DATA FOR PROCESSING -

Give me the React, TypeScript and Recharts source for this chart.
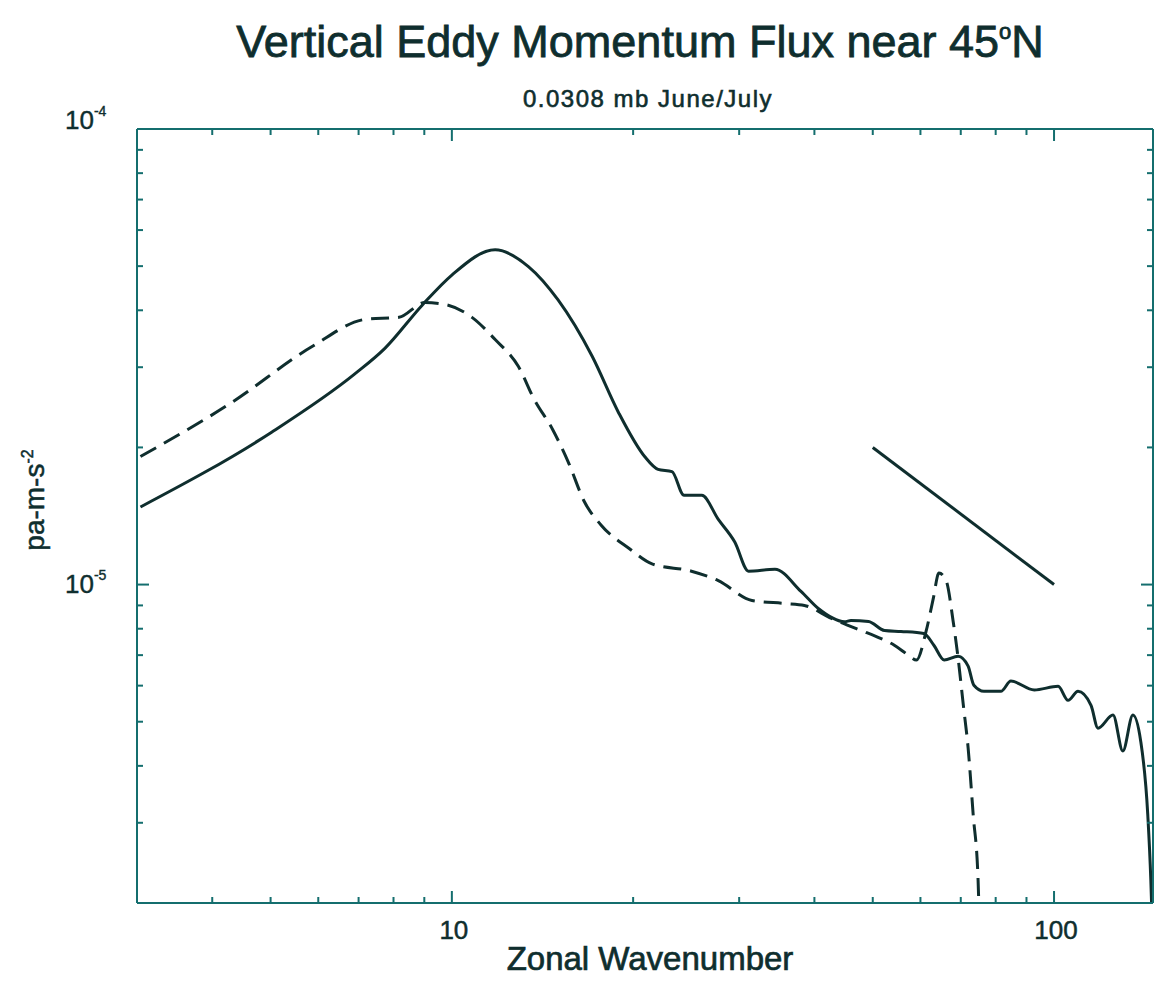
import React from 'react';
import { LineChart, Line, XAxis, YAxis, ReferenceLine } from 'recharts';

// solid curve
const solidWave = [
  3.04, 5.02, 6.9, 7.74, 8.92, 10.0, 11.8, 13.4, 15.0, 17.1, 18.9, 20.9, 22.0, 23.2, 24.3, 26.0,
  27.7, 29.5, 31.1, 34.4, 38.0, 40.6, 44.9, 46.0, 49.2, 52.3, 55.7, 60.8, 63.2, 65.7, 69.3, 72.0,
  73.6, 76.5, 81.6, 84.8, 92.7, 101.6, 105.5, 109.6, 115.2, 118.3, 125.3, 130.1, 135.2, 139.3,
  143.1, 144.8, 145.2,
];
const solidFlux = [
  1.48e-5, 2.16e-5, 2.9e-5, 3.3e-5, 4.1e-5, 4.78e-5, 5.43e-5, 4.99e-5, 4.22e-5, 3.17e-5,
  2.39e-5, 1.91e-5, 1.79e-5, 1.77e-5, 1.57e-5, 1.57e-5, 1.39e-5, 1.24e-5, 1.07e-5, 1.08e-5, 9.66e-6,
  8.86e-6, 8.29e-6, 8.34e-6, 8.3e-6, 7.93e-6, 7.89e-6, 7.81e-6, 7.35e-6, 6.83e-6, 6.96e-6, 6.62e-6,
  6.01e-6, 5.83e-6, 5.83e-6, 6.14e-6, 5.87e-6, 5.98e-6, 5.57e-6, 5.83e-6, 5.43e-6, 4.84e-6, 5.17e-6,
  4.31e-6, 5.17e-6, 4.53e-6, 3.13e-6, 2.24e-6, 2.0e-6,
];

// dashed curve
const dashedWave = [
  3.04, 4.31, 5.86, 7.18, 8.17, 9.02, 9.73, 10.8, 11.8, 12.9, 13.7, 14.7, 15.6, 16.6, 17.7, 19.7,
  21.5, 25.0, 27.7, 31.5, 35.7, 38.5, 42.7, 47.8, 50.7, 54.3, 57.3, 59.1, 61.3, 63.0, 64.4, 66.2,
  68.0, 69.3, 70.7, 72.0, 73.4, 74.8, 75.0,
];
const dashedFlux = [
  1.91e-5, 2.51e-5, 3.33e-5, 3.82e-5, 3.86e-5, 4.16e-5, 4.12e-5, 3.86e-5, 3.45e-5, 3.01e-5, 2.55e-5,
  2.19e-5, 1.86e-5, 1.52e-5, 1.35e-5, 1.2e-5, 1.11e-5, 1.07e-5, 1.02e-5, 9.23e-6, 9.09e-6, 9.0e-6,
  8.43e-6, 7.93e-6, 7.69e-6, 7.36e-6, 7.0e-6, 6.83e-6, 7.89e-6, 9.3e-6, 1.06e-5, 1.02e-5, 8.3e-6,
  6.89e-6, 5.43e-6, 4.38e-6, 3.13e-6, 2.24e-6, 2.0e-6,
];

// slope reference segment
const slopeWave = [50, 100];
const slopeFlux = [2e-5, 1e-5];

const xTicks = [4, 5, 6, 7, 8, 9, 10, 20, 30, 40, 50, 60, 70, 80, 90, 100];
const xMajor = [10, 100];
const yTicks = [
  3e-6, 4e-6, 5e-6, 6e-6, 7e-6, 8e-6, 9e-6, 1e-5, 2e-5, 3e-5, 4e-5, 5e-5, 6e-5, 7e-5, 8e-5, 9e-5, 1e-4,
];
const yMajor = [1e-5, 1e-4];
const yExp = ['-5', '-4'];

const solidData = solidWave.map((k, i) => ({ k, v: solidFlux[i] }));
const dashedData = dashedWave.map((k, i) => ({ k, v: dashedFlux[i] }));

const INK = '#0f2e2e';
const AXIS = '#146e6e';
const FONT = 'Liberation Sans, Arial, sans-serif';

const isMajorX = (v: number) => xMajor.includes(v);
const majorYIndex = (v: number) => yMajor.findIndex((m) => Math.abs(m - v) / m < 1e-6);

function BottomTick({ x, y, payload }: any) {
  const major = isMajorX(payload.value);
  return (
    <g>
      <line x1={x} y1={y} x2={x} y2={y - (major ? 12 : 6)} stroke={AXIS} strokeWidth={2} />
      {major && (
        <text x={x + 2} y={y + 36} textAnchor="middle" fontSize={26} fontFamily={FONT} fill={INK} stroke={INK} strokeWidth={0.5}>
          {payload.value}
        </text>
      )}
    </g>
  );
}

function TopTick({ x, y, payload }: any) {
  const major = isMajorX(payload.value);
  return <line x1={x} y1={y} x2={x} y2={y + (major ? 12 : 6)} stroke={AXIS} strokeWidth={2} />;
}

function LeftTick({ x, y, payload }: any) {
  const idx = majorYIndex(payload.value);
  const major = idx >= 0;
  return (
    <g>
      {idx !== 1 && (
        <line x1={x} y1={y} x2={x + (major ? 12 : 6)} y2={y} stroke={AXIS} strokeWidth={2} />
      )}
      {major && (
        <text x={x - 72} y={y + (idx === 1 ? 0 : 8)} fontSize={26} fontFamily={FONT} fill={INK} stroke={INK} strokeWidth={0.4}>
          10
          <tspan dy={-13} fontSize={14}>
            {yExp[idx]}
          </tspan>
        </text>
      )}
    </g>
  );
}

function RightTick({ x, y, payload }: any) {
  const major = majorYIndex(payload.value) >= 0;
  return <line x1={x} y1={y} x2={x - (major ? 12 : 6)} y2={y} stroke={AXIS} strokeWidth={2} />;
}

export default function App() {
  return (
    <div style={{ position: 'absolute', left: 0, top: 0, width: 1154, height: 981, background: '#fff' }}>
      <LineChart width={1154} height={981} margin={{ top: 128, right: 0, bottom: 0, left: 0 }}>
        <text x={640} y={57} textAnchor="middle" fontSize={45} fontFamily={FONT} fill={INK} stroke={INK} strokeWidth={0.8}>
          Vertical Eddy Momentum Flux near 45
          <tspan dy={-18} fontSize={22}>o</tspan>
          <tspan dy={18}>N</tspan>
        </text>
        <text
          x={648}
          y={107}
          textAnchor="middle"
          fontSize={24}
          letterSpacing={1.5}
          fontFamily={FONT}
          fill={INK}
          stroke={INK}
          strokeWidth={0.6}
        >
          0.0308 mb June/July
        </text>
        <text
          transform="translate(44 500) rotate(-90)"
          textAnchor="middle"
          fontSize={28}
          fontFamily={FONT}
          fill={INK}
          stroke={INK}
          strokeWidth={0.5}
        >
          pa-m-s
          <tspan dy={-11} fontSize={16}>-2</tspan>
        </text>
        <text x={650} y={970} textAnchor="middle" fontSize={33} fontFamily={FONT} fill={INK} stroke={INK} strokeWidth={0.7}>
          Zonal Wavenumber
        </text>

        <XAxis
          dataKey="k"
          type="number"
          scale="log"
          domain={[3, 146]}
          allowDataOverflow
          ticks={xTicks}
          interval={0}
          tickSize={0}
          tickMargin={0}
          tickLine={false}
          tick={<BottomTick />}
          height={78}
          axisLine={{ stroke: AXIS, strokeWidth: 2 }}
        />
        <XAxis
          xAxisId="top"
          orientation="top"
          dataKey="k"
          type="number"
          scale="log"
          domain={[3, 146]}
          allowDataOverflow
          ticks={xTicks}
          interval={0}
          tickSize={0}
          tickMargin={0}
          tickLine={false}
          tick={<TopTick />}
          height={1}
          axisLine={{ stroke: AXIS, strokeWidth: 2 }}
        />
        <YAxis
          type="number"
          scale="log"
          domain={[2e-6, 1e-4]}
          allowDataOverflow
          ticks={yTicks}
          interval={0}
          tickSize={0}
          tickMargin={0}
          tickLine={false}
          tick={<LeftTick />}
          width={137}
          axisLine={{ stroke: AXIS, strokeWidth: 2 }}
        />
        <YAxis
          yAxisId="right"
          orientation="right"
          type="number"
          scale="log"
          domain={[2e-6, 1e-4]}
          allowDataOverflow
          ticks={yTicks}
          interval={0}
          tickSize={0}
          tickMargin={0}
          tickLine={false}
          tick={<RightTick />}
          width={1}
          axisLine={{ stroke: AXIS, strokeWidth: 2 }}
        />

        <Line
          data={solidData}
          dataKey="v"
          type="monotoneX"
          stroke={INK}
          strokeWidth={3}
          dot={false}
          isAnimationActive={false}
        />
        <Line
          data={dashedData}
          dataKey="v"
          type="monotoneX"
          stroke={INK}
          strokeWidth={3}
          strokeDasharray="18 9"
          dot={false}
          isAnimationActive={false}
        />
        <ReferenceLine
          segment={[
            { x: slopeWave[0], y: slopeFlux[0] },
            { x: slopeWave[1], y: slopeFlux[1] },
          ]}
          stroke={INK}
          strokeWidth={3}
        />
      </LineChart>
    </div>
  );
}
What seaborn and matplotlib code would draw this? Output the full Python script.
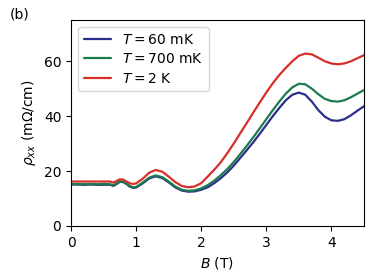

SET PROBLEM - Transcribe the opening line of the listing above, please, and every line after it through the line with "XAxis, YAxis, ReferenceLine", word for word, without pictures.

ANSWER TO THE EXERCISE -
Give me the React, TypeScript and Recharts source for this chart.
import React from 'react';
import { LineChart, Line, XAxis, YAxis, ReferenceLine } from 'recharts';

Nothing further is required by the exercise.